— JOB —
The lines to extract run from the first line of the material below to the line containing "x_ticks = [10, 20, 30]", both included; leave the pictures behind.

— SUPPLIED DATA —
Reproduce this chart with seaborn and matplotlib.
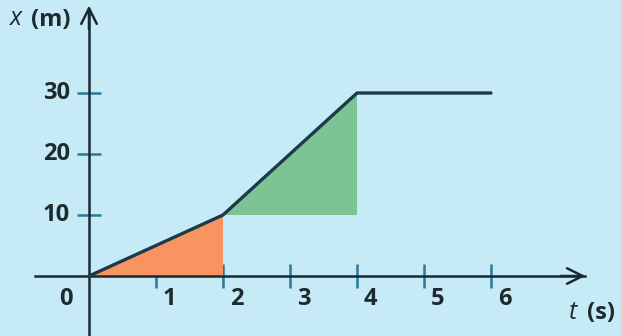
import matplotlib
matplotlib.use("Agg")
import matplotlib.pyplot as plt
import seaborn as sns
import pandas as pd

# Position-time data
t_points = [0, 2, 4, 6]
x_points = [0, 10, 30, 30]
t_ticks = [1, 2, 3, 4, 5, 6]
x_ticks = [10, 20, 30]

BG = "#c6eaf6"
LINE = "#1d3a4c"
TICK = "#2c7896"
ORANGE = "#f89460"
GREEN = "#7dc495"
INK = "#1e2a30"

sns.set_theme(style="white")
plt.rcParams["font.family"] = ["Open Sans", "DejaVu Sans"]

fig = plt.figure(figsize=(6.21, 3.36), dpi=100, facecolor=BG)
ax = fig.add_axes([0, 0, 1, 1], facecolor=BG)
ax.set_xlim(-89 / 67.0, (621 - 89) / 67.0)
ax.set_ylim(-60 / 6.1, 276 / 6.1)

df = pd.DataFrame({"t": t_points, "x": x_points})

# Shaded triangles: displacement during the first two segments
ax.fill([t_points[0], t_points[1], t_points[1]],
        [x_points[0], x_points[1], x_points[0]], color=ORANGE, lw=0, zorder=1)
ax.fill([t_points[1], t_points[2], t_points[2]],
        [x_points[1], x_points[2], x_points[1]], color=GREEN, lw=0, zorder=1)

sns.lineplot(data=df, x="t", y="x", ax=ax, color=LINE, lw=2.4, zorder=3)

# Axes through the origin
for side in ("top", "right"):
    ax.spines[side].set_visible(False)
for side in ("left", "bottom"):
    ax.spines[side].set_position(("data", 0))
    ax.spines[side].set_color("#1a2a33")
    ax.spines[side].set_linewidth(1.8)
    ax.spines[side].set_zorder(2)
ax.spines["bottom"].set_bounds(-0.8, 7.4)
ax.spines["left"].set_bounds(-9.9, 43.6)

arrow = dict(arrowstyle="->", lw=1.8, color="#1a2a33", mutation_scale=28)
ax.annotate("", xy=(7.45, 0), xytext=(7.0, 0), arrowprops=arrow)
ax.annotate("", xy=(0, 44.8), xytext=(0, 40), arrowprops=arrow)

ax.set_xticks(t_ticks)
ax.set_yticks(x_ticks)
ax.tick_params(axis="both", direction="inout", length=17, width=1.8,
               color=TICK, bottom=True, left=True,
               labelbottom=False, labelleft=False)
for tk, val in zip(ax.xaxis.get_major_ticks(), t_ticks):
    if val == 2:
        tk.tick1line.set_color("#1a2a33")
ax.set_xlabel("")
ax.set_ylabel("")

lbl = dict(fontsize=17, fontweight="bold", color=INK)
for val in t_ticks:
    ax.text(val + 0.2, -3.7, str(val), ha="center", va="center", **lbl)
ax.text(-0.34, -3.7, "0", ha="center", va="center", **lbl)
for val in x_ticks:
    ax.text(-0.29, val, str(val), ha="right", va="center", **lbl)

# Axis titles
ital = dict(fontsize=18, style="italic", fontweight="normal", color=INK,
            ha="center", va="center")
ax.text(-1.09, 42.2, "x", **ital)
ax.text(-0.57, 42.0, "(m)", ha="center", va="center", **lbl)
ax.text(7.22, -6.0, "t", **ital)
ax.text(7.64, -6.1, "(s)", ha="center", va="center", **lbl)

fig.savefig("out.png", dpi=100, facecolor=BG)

— THE RESULT —
Reproduce this chart with seaborn and matplotlib.
import matplotlib
matplotlib.use("Agg")
import matplotlib.pyplot as plt
import seaborn as sns
import pandas as pd

# Position-time data
t_points = [0, 2, 4, 6]
x_points = [0, 10, 30, 30]
t_ticks = [1, 2, 3, 4, 5, 6]
x_ticks = [10, 20, 30]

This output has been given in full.